Rural communities across the United States lose wealth due to a variety of factors. For example, when people leave their communities to pursue opportunities in metropolitan regions, they take with them knowledge, skills, and labor resources that might have otherwise been reinvested in the rural setting. Research shows that creating and retaining wealth in rural areas is essential for achieving sustainable and broadly shared rural prosperity; one of USDA’s strategic goals. So how do communities retain and grow their wealth?
We don’t have all the answers yet, but we are working towards solutions. Creating and maintaining a broad portfolio of wealth may be central to sustainable rural prosperity. Physical infrastructure, natural amenities, and human and social capital can attract people and businesses to rural areas. As reported in Amber Waves, communities are developing wealth creation plans to match their own needs and resource requirements.

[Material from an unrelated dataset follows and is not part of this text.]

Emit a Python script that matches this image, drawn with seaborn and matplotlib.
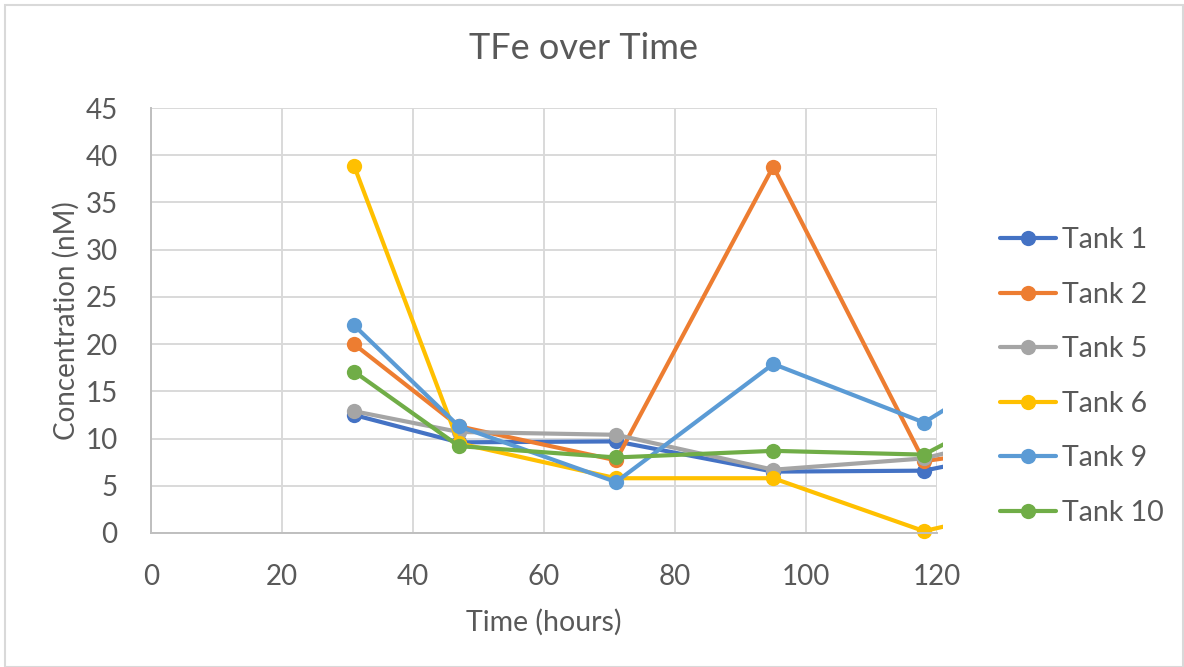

USDA administers wealth creation strategies such as providing small business loans and housing assistance and managing rural conservation programs to promote rural prosperity. Since wealth is an important gauge of rural economic well-being, understanding how wealth is changing and is distributed helps community leaders and federal policymakers manage and evaluate these programs and their alternatives. We still don’t fully understand how to achieve wealth creation or how to measure it in all rural contexts, but ERS researchers and their university-based colleagues are working to fill the information gaps.
No wealth creation strategy will work in every situation. Rural regions and communities benefit from being able to identify strategies best suited to their own means and priorities. Rural Wealth Creation proposes a new framework for measuring wealth and for understanding and classifying different rural wealth creation strategies, the factors affecting them, and their implications.
Rural Wealth Creation is an outgrowth of the 2011 National Conference on Rural Wealth Creation and Livelihoods, co-convened by ERS and the Ford Foundation, and supported financially by a grant from the National Institute for Food and Agriculture and by the Ford Foundation. The related ERS report, Rural Wealth Creation: Concepts, Strategies, and Measures, was released in March 2012 on the ERS website.